F5 to Avi Load Balancer Migration – Part 1: Introduction

Introduction

In today’s digital-first world, enterprises are under constant pressure to modernize infrastructure, adopt hybrid and multi-cloud architectures, and deliver applications faster.  As enterprises accelerate their digital transformation journey, legacy load-balancing infrastructure is becoming a bottleneck. The rise of cloud-native applications, containerization, and the need for operational simplicity have prompted many organizations to evaluate modern alternatives.

F5 BIG-IP, while robust, lacks the agility, automation capabilities, and cloud-native architecture that modern applications demand. On the other hand, Avi Load Balancer, a software-defined, cloud-native alternative, offers organizations the flexibility to evolve their infrastructure with minimal disruption.

In this blog, I will cover the key use cases driving migration from F5 to Avi Load Balancer.

Use Cases for F5 to Avi Migration

Migrating from F5 to Avi helps organizations modernize their application delivery infrastructure, reduce operational complexity, and achieve cloud agility. Below are some common use cases for F5 to Avi migration.

1. Cloud and Multi-Cloud Strategy Enablement

Organizations are adopting multi-cloud architectures to avoid vendor lock-in and leverage best-of-breed services across providers. Avi Load Balancer shines in this scenario by enabling consistent load balancing policies across on-premises data centers, private clouds, and public cloud environments (AWS, Azure, GCP).

Unlike F5’s hardware-centric model, Avi deploys as a distributed software platform, allowing you to maintain unified policy management and analytics regardless of where your applications run. This is particularly valuable for organizations consolidating multiple data centers or migrating applications to the cloud incrementally. 

2. Application Modernization and Containerization

As enterprises embrace container orchestration platforms like Kubernetes and microservices architectures, traditional load balancers struggle with dynamic workload management. F5 BIG-IP was designed for static, long-lived infrastructure, not the ephemeral nature of containerized applications.

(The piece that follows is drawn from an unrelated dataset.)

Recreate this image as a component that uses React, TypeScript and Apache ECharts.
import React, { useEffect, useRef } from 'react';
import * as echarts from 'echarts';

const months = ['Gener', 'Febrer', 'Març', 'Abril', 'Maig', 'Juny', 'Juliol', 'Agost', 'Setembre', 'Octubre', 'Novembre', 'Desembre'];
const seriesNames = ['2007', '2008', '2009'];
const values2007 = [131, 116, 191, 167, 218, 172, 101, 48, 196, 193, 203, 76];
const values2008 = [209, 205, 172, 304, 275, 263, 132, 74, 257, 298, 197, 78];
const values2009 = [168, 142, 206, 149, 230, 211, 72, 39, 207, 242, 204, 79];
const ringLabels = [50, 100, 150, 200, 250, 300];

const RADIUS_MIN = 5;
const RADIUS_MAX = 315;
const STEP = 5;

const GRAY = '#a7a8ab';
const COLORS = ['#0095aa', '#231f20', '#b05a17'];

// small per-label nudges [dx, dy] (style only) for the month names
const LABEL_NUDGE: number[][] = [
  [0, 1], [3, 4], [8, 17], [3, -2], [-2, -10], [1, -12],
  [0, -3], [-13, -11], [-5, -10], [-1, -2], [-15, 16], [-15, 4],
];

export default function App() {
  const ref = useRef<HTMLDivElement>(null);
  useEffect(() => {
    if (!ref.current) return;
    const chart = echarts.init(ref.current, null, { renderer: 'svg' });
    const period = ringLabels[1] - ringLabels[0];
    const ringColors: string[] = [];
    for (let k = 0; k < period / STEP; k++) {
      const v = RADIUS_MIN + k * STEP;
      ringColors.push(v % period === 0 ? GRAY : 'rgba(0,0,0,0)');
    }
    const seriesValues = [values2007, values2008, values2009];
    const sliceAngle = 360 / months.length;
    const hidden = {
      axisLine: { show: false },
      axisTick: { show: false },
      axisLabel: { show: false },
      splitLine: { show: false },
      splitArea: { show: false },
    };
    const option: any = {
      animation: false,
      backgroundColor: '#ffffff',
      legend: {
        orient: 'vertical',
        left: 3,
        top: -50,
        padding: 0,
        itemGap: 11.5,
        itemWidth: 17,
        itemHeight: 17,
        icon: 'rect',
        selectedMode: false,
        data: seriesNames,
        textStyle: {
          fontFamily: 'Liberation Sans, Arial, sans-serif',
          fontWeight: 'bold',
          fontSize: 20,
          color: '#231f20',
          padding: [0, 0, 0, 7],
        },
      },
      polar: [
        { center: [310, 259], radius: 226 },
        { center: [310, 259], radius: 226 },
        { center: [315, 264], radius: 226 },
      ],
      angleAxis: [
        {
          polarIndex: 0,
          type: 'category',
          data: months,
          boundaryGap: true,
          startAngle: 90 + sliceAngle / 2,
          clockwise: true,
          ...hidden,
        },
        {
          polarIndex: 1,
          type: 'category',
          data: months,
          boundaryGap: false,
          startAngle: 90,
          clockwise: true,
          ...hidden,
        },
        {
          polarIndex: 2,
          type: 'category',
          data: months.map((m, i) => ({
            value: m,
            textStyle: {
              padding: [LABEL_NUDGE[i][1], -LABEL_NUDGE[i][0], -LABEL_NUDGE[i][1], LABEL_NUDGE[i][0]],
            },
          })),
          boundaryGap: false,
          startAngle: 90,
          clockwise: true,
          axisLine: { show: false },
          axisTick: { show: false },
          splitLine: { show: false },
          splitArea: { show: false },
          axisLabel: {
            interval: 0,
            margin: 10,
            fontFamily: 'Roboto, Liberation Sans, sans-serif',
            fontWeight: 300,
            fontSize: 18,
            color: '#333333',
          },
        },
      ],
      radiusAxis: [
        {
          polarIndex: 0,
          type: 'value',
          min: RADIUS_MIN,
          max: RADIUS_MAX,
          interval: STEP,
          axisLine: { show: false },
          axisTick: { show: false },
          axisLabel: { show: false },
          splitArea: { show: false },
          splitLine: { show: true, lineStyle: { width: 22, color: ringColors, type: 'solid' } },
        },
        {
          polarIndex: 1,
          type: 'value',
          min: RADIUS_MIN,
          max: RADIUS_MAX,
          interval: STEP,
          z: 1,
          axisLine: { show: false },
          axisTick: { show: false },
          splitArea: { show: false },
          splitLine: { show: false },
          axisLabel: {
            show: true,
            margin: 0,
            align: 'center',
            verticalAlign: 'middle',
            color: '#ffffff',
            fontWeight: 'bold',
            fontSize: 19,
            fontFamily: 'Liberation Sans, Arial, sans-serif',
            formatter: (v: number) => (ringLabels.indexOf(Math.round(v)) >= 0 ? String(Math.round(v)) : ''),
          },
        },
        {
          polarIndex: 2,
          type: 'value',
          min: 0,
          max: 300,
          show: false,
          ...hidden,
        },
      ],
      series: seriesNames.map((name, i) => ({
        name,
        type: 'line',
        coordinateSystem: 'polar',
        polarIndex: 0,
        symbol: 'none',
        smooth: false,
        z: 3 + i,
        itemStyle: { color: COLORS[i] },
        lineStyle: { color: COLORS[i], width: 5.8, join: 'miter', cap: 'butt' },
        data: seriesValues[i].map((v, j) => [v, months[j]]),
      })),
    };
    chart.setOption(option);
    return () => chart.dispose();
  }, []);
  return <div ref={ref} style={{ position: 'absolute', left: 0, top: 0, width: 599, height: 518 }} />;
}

Avi’s integration with container platforms and its ability to auto-scale service engines based on traffic demands make it ideal for organizations modernizing their application stack. This enables development teams to achieve faster deployment cycles and improved application reliability without manual load balancer reconfiguration.

Organizations transforming legacy data centers into software-defined data centers (SDDCs) benefit from Avi’s tight integration with VMware. Avi automates service provisioning, reducing manual overhead common in F5 deployments.

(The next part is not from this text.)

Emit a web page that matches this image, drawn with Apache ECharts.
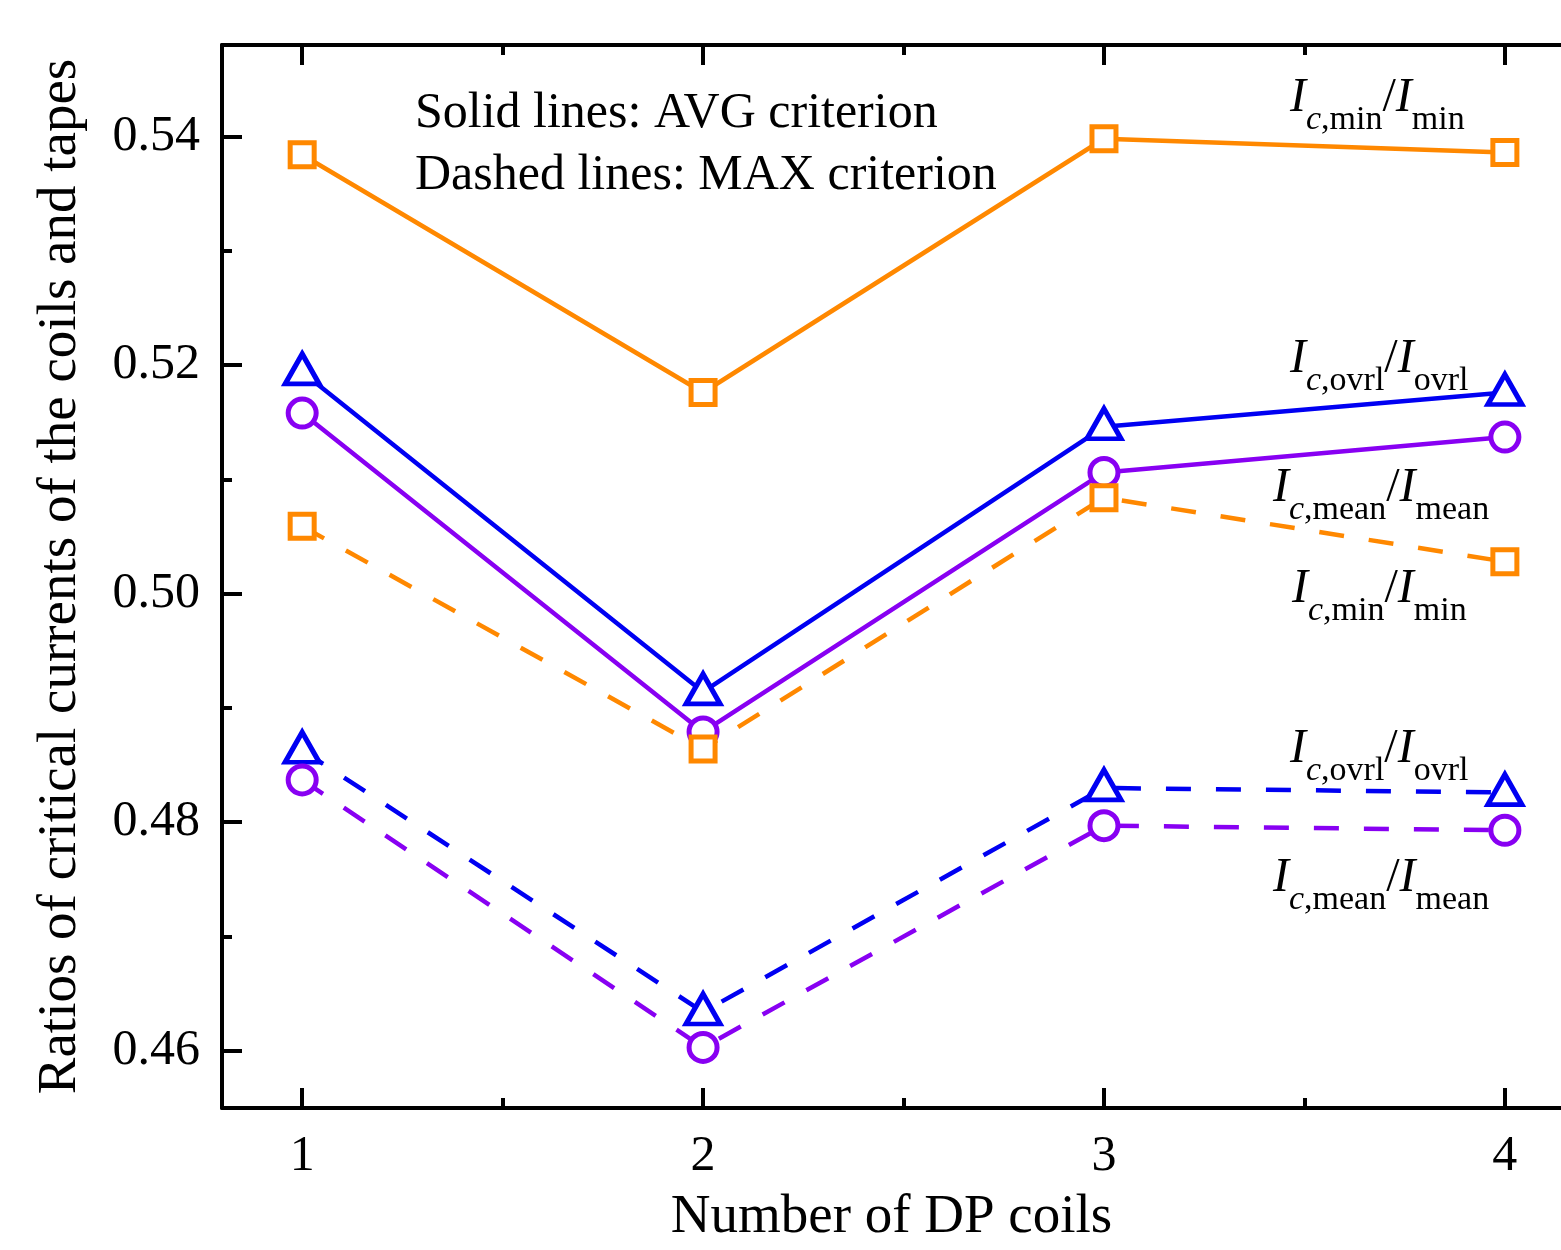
<!DOCTYPE html>
<html>
<head>
<meta charset="utf-8">
<script src="https://cdn.jsdelivr.net/npm/echarts@6/dist/echarts.min.js"></script>
<style>html,body{margin:0;padding:0;background:#fff;}#c{width:1561px;height:1250px;}</style>
</head>
<body>
<div id="c"></div>
<script>
const coils = [1, 2, 3, 4];
const minAvg  = [0.5384, 0.5176, 0.5398, 0.5386];
const ovrlAvg = [0.5194, 0.4914, 0.5146, 0.5176];
const meanAvg = [0.5158, 0.4879, 0.5106, 0.5137];
const minMax  = [0.5059, 0.4864, 0.5084, 0.5028];
const ovrlMax = [0.4863, 0.4634, 0.4830, 0.4826];
const meanMax = [0.4837, 0.4603, 0.4797, 0.4793];
const xMajorTicks = [1, 2, 3, 4];
const xMinorTicks = [1.5, 2.5, 3.5];
const yMajorTicks = [0.46, 0.48, 0.50, 0.52, 0.54];
const yMinorTicks = [0.47, 0.49, 0.51, 0.53];

const FONT = "'Liberation Serif', 'Times New Roman', serif";
const ORANGE = '#FF8800', BLUE = '#0000F2', PURPLE = '#8800F2';

function pairs(vals) { return coils.map((c, i) => [c, vals[i]]); }

function mkSeries(vals, color, symbol, size, dashed, offset) {
  return {
    type: 'line', data: pairs(vals), xAxisIndex: 0, yAxisIndex: 0,
    symbol: symbol, symbolSize: size, symbolOffset: offset || [0, 0],
    showAllSymbol: true,
    lineStyle: { color: color, width: 4.5, type: dashed ? [25, 25] : 'solid' },
    itemStyle: { color: '#fff', borderColor: color, borderWidth: 5 },
    emphasis: { disabled: true }, animation: false, z: 3
  };
}

const axisLineStyle = { show: true, lineStyle: { color: '#000', width: 4 } };
function xAx(pos, ticks, len, showLine, showLabel) {
  return {
    type: 'value', position: pos, min: 0.8, max: 4.14,
    axisLine: showLine ? axisLineStyle : { show: false },
    axisTick: { show: true, inside: true, length: len, lineStyle: { color: '#000', width: 4 }, customValues: ticks },
    axisLabel: showLabel ? { show: true, customValues: ticks, fontSize: 50, fontFamily: FONT, color: '#000', margin: 24 } : { show: false },
    splitLine: { show: false }
  };
}
function yAx(ticks, len, showLine, showLabel) {
  return {
    type: 'value', position: 'left', min: 0.455, max: 0.548,
    axisLine: showLine ? axisLineStyle : { show: false },
    axisTick: { show: true, inside: true, length: len, lineStyle: { color: '#000', width: 4 }, customValues: ticks },
    axisLabel: showLabel ? { show: true, customValues: ticks, fontSize: 50, fontFamily: FONT, color: '#000', margin: 22,
      formatter: v => v.toFixed(2) } : { show: false },
    splitLine: { show: false }
  };
}

const xAxes = [xAx('bottom', xMajorTicks, 20, true, true), xAx('bottom', xMinorTicks, 10, false, false),
               xAx('top', xMajorTicks, 20, true, false), xAx('top', xMinorTicks, 10, false, false)];
xAxes[0].name = 'Number of DP coils';
xAxes[0].nameLocation = 'middle';
xAxes[0].nameGap = 82;
xAxes[0].nameTextStyle = { fontSize: 55, fontFamily: FONT, color: '#000' };

const yAxes = [yAx(yMajorTicks, 20, true, true), yAx(yMinorTicks, 10, false, false)];
yAxes[0].name = 'Ratios of critical currents of the coils and tapes';
yAxes[0].nameLocation = 'middle';
yAxes[0].nameGap = 134;
yAxes[0].nameTextStyle = { fontSize: 55, fontFamily: FONT, color: '#000' };

const rich = {
  I: { fontSize: 48, fontStyle: 'italic', fontFamily: FONT, color: '#000', lineHeight: 48, verticalAlign: 'top' },
  c: { fontSize: 34, fontStyle: 'italic', fontFamily: FONT, color: '#000', lineHeight: 34, verticalAlign: 'top', padding: [29, 0, 0, 0] },
  s: { fontSize: 34, fontFamily: FONT, color: '#000', lineHeight: 34, verticalAlign: 'top', padding: [29, 0, 0, 0] },
  n: { fontSize: 48, fontFamily: FONT, color: '#000', lineHeight: 48, verticalAlign: 'top' }
};
function ratioLabel(sub, x, y) {
  return {
    type: 'text', x: x, y: y, z: 10,
    style: { text: '{I|I}{c|c}{s|,' + sub + '}{n|/}{I|I}{s|' + sub + '}', rich: rich, align: 'left', verticalAlign: 'top' }
  };
}
function plainText(t, x, y) {
  return { type: 'text', x: x, y: y, z: 10,
    style: { text: t, fontSize: 50, fontFamily: FONT, fill: '#000', align: 'left', verticalAlign: 'middle' } };
}

const chart = echarts.init(document.getElementById('c'), null, { renderer: 'canvas' });
chart.setOption({
  backgroundColor: '#fff',
  animation: false,
  grid: { left: 222, right: 0, top: 45, bottom: 140, containLabel: false },
  xAxis: xAxes,
  yAxis: yAxes,
  series: [
    mkSeries(minAvg, ORANGE, 'rect', 24, false),
    mkSeries(ovrlAvg, BLUE, 'triangle', [34, 30], false, [0, -3]),
    mkSeries(meanAvg, PURPLE, 'circle', 28, false),
    mkSeries(minMax, ORANGE, 'rect', 24, true),
    mkSeries(ovrlMax, BLUE, 'triangle', [34, 30], true, [0, -3]),
    mkSeries(meanMax, PURPLE, 'circle', 28, true)
  ],
  graphic: [
    plainText('Solid lines: AVG criterion', 415, 114),
    plainText('Dashed lines: MAX criterion', 415, 176),
    ratioLabel('min', 1290, 74),
    ratioLabel('ovrl', 1290, 335),
    ratioLabel('mean', 1273, 464),
    ratioLabel('min', 1292, 565),
    ratioLabel('ovrl', 1290, 725),
    ratioLabel('mean', 1273, 854)
  ]
});
</script>
</body>
</html>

3. Operational Simplification and Reduced Management Overhead

Organizations often cite the complexity of F5 management as a key pain point. F5 requires specialized expertise in iRules, profiles, and policies.

Avi’s software-defined architecture dramatically reduces operational complexity through:

  • Automated provisioning and configuration management via API and Infrastructure-as-Code (IaC).
  • Simplified policy management with built-in templates and automation.
  • Reduced need for specialized training and expert-level knowledge.

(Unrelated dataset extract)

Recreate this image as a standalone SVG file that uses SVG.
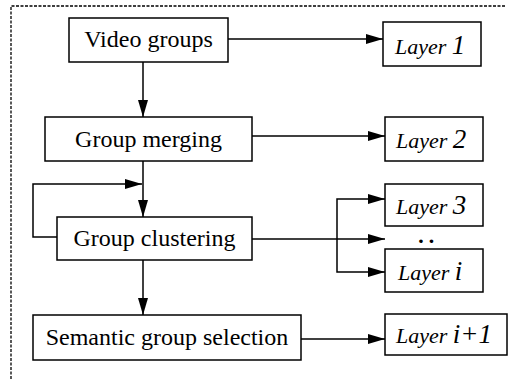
<svg xmlns="http://www.w3.org/2000/svg" width="508" height="379" viewBox="0 0 508 379">
  <style>
    .box { fill: #fff; stroke: #000; stroke-width: 1.5; }
    .wire { fill: none; stroke: #000; stroke-width: 1.5; }
    .frame { fill: none; stroke: #000; stroke-width: 1.3; stroke-dasharray: 3 1.5; }
    .serif { font-family: "Liberation Serif", "Times New Roman", Times, "Nimbus Roman", "Nimbus Roman No9 L", "Noto Serif", "DejaVu Serif", FreeSerif, serif; }
  </style>
  <defs>
    <marker id="arrow" markerUnits="userSpaceOnUse" markerWidth="17" markerHeight="10" refX="17" refY="5" orient="auto">
      <path d="M0,0 L17,5 L0,10 z" fill="#000"/>
    </marker>
  </defs>

  <!-- dashed frame on the left and top -->
  <path class="frame" d="M11,379 V6 H505"/>

  <!-- connectors -->
  <g id="connectors">
    <path class="wire" d="M228,39 H383" marker-end="url(#arrow)"/>
    <path class="wire" d="M143,62 V117" marker-end="url(#arrow)"/>
    <path class="wire" d="M252,136 H385" marker-end="url(#arrow)"/>
    <path class="wire" d="M143,161 V217" marker-end="url(#arrow)"/>
    <path class="wire" d="M57,237 H33 V184 H142" marker-end="url(#arrow)"/>
    <path class="wire" d="M143,260 V315" marker-end="url(#arrow)"/>
    <path class="wire" d="M252,239 H385" marker-end="url(#arrow)"/>
    <path class="wire" d="M337,239 V199 H385" marker-end="url(#arrow)"/>
    <path class="wire" d="M337,239 V272 H385" marker-end="url(#arrow)"/>
    <path class="wire" d="M301,339 H385" marker-end="url(#arrow)"/>
  </g>

  <!-- process nodes -->
  <g class="serif" font-size="24" text-anchor="middle" fill="#000">
    <g id="video-groups">
      <rect class="box" x="69" y="18" width="159" height="44"/>
      <text x="148.5" y="47">Video groups</text>
    </g>
    <g id="group-merging">
      <rect class="box" x="45" y="117" width="207" height="44"/>
      <text x="148.5" y="147">Group merging</text>
    </g>
    <g id="group-clustering">
      <rect class="box" x="57" y="217" width="195" height="43"/>
      <text x="154.5" y="246">Group clustering</text>
    </g>
    <g id="semantic-selection">
      <rect class="box" x="33" y="315" width="268" height="45"/>
      <text x="167" y="345">Semantic group selection</text>
    </g>
  </g>

  <!-- layer nodes -->
  <g class="serif" font-style="italic" font-size="22" fill="#000">
    <g id="layer-1">
      <rect class="box" x="383" y="22" width="98" height="44"/>
      <text x="395" y="54">Layer <tspan font-size="27">1</tspan></text>
    </g>
    <g id="layer-2">
      <rect class="box" x="385" y="117" width="98" height="44"/>
      <text x="396" y="148">Layer <tspan font-size="27">2</tspan></text>
    </g>
    <g id="layer-3">
      <rect class="box" x="385" y="184" width="98" height="42"/>
      <text x="396" y="214">Layer <tspan font-size="27">3</tspan></text>
    </g>
    <g id="layer-dots">
      <text x="419" y="243" font-weight="bold" letter-spacing="5">..</text>
    </g>
    <g id="layer-i">
      <rect class="box" x="385" y="249" width="98" height="43"/>
      <text x="398" y="280">Layer <tspan font-size="27">i</tspan></text>
    </g>
    <g id="layer-i-plus-1">
      <rect class="box" x="385" y="314" width="122" height="41"/>
      <text x="396" y="343">Layer <tspan font-size="27">i+1</tspan></text>
    </g>
  </g>
</svg>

This is particularly valuable for mid-market organizations that struggle to maintain F5 expertise or manage multiple geographically distributed instances.

4. Enhanced Observability and Analytics

Understanding application performance requires comprehensive visibility. F5 typically requires additional monitoring and analytics tools to achieve similar visibility, increasing cost and operational complexity.

Avi provides extensive built-in analytics and logging that help organizations:

  • Troubleshoot issues faster with detailed transaction-level insights.
  • Make data-driven decisions about capacity and performance optimization.
  • Identify and respond to security threats in real-time through behavioral analytics.

5. Cost Optimization and Improved ROI

Migration to Avi often results in significant cost savings through:

  • Elimination of expensive F5 hardware maintenance and licensing models.
  • Reduced operational staffing requirements due to automation.
  • Better resource utilization through elastic scaling.
  • Flexible deployment options (hardware, virtual, cloud-native).

6. DevOps Enablement

F5 configurations are often static and CLI-driven. Avi supports declarative APIs, Infrastructure-as-Code (IaC) tools like Terraform, Ansible, Jenkins, and CI/CD pipelines for automated deployments.

The image below summarizes the common problems with the F5 load balancer and how Avi solves them.

Conclusion

F5 BIG-IP is a powerful platform, but it often relies on static, appliance-based deployments that can be complex and expensive to scale. Avi, in contrast, offers a software-defined, distributed architecture with centralized control, full automation, and analytics-driven insights.

Migrating from F5 to Avi Load Balancer is more than a technical upgrade—it’s a strategic shift toward modern, cloud-native application delivery. This investment delivers immediate returns through reduced operational costs, improved efficiency, and greater technological flexibility. With a structured, phased migration plan and comprehensive testing, organizations can achieve seamless transitions with minimal business disruption.